The African American Leadership Forum (AALF) is currently developing a Black-centered Design (BCD) process, informed by Human-centered Design, to solve some of the African American community’s most challenging problems.
We reached out to our Program Director, LaCora Bradford Kesti, to talk about this innovative concept and how it can be used to help our community thrive!
What is Black-centered Design (BCD) and why is it a necessary aspect of African American empowerment?
Bradford Kesti: Black-centered Design (BCD) is a process in which Black people use their inherent knowledge to collectively create solutions to problems. In the African American community there are many examples of other people coming into the Black community and trying to save Black people. “The Savior Complex,” best defined as “a psychological construct that makes a person feel the need to save other people. While this complex is rooted in good intentions it cripples the Black community and strips it of its power. Black-centered Design is centering Black people in an intentional way. It collectively and individually allows the Black community to harness its own power by creating space for Black people to reflect on what’s happening in community and for Black people to be able to create solutions to the challenges they face. Alice Walker said it best: “We are the ones that we have been waiting for.” The Black community is powerful and resilient and can create solutions for community change.
What is the relationship between the work taking place in AALF’s Collective Impact initiative and the Black-centered design (BCD) framework you’re currently developing?
AALF’s Collective Impact work is using human-centered design foundations to break down our four focus areas. Task Force members have created problem statements using the human-centered design process. Black-centered Design takes the problem statements and goes deeper. We use the BCD process to get more members of the Black community involved and bring more Black people to the table in what we call a community harvest. The Community Harvest is the first step in the BCD model. Currently, the Collective Impact Task Force is hosting this event to align the initial problem statements identified with real community organizations and individuals. The Black community will be able to reflect on the problems and provide the insights needed to solve them.

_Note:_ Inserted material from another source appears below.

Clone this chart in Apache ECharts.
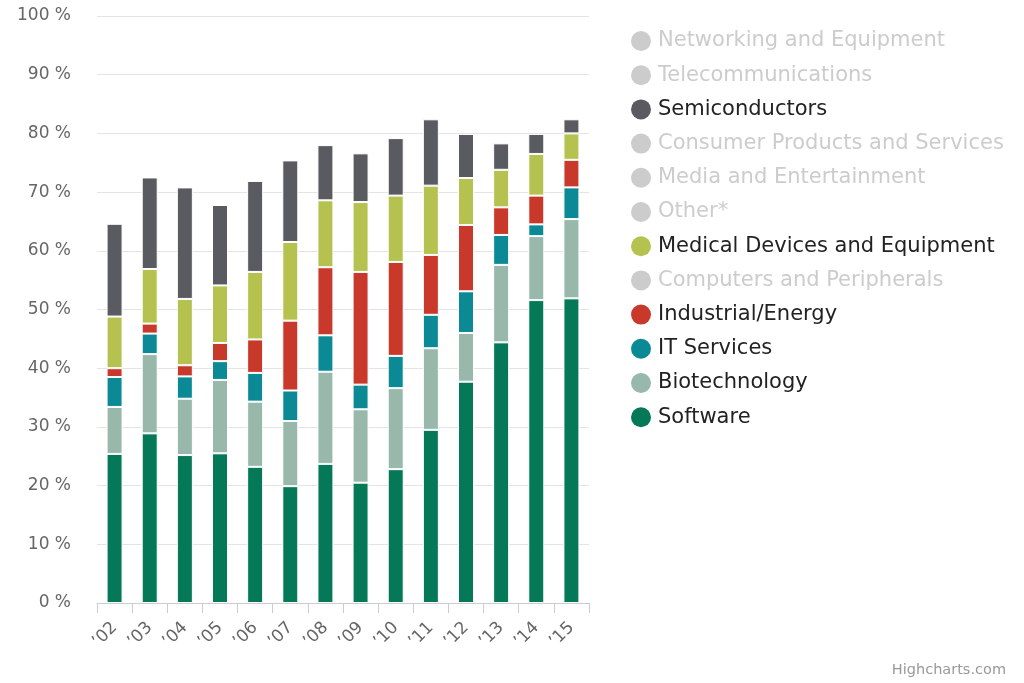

How does BCD differ from other programmatic practices that seek to center African Americans and communities of color? What makes it different from culturally relevant practices? How does it, specifically, center Black people?
I am unaware of any other programmatic practices that seek to center the African American experience or the experiences of other communities of color. BCD provides an intentional space for folks who identify as African American or Black to come to a process and use their minds to think critically and intentionally about how to create solutions to the most challenging problems they face. The level of intentionally that one has to bring to the space and self-awareness of knowing and not knowing when to call upon others is what makes this process really special.
Dr. Gloria Ladson-Billings is the creator of culturally relevant practices. She created this pedagogy to inform teachers on how to work effectively with a diverse array of students and to use the students’ cultural lenses as a form of teaching. When you have students with a cultural lens that doesn’t match the school’s cultural lens, information can get lost for the student. The two cultural lenses can be at odds with one another during the filtering of the information process. The cultural relevant response is one that allows the culture lens of the student and the classroom to work in harmony.
That being said, cultural responsiveness elements are present in Black-Centered Design. BCD is centering, specifically, people who identify as African American or Black and using that cultural lens to think about how to create solutions. In cultural responsiveness BCD isn’t at odds with another culture. BCD is taking culturally relevant/responsiveness to another level and saying you don’t need to filter any other culture. You get to use your inherent knowledge to create solutions to the challenges you face in community. This new design approach to community development is critical for the African American community, as it enables us to continue building our own capacity with our own cultural lens.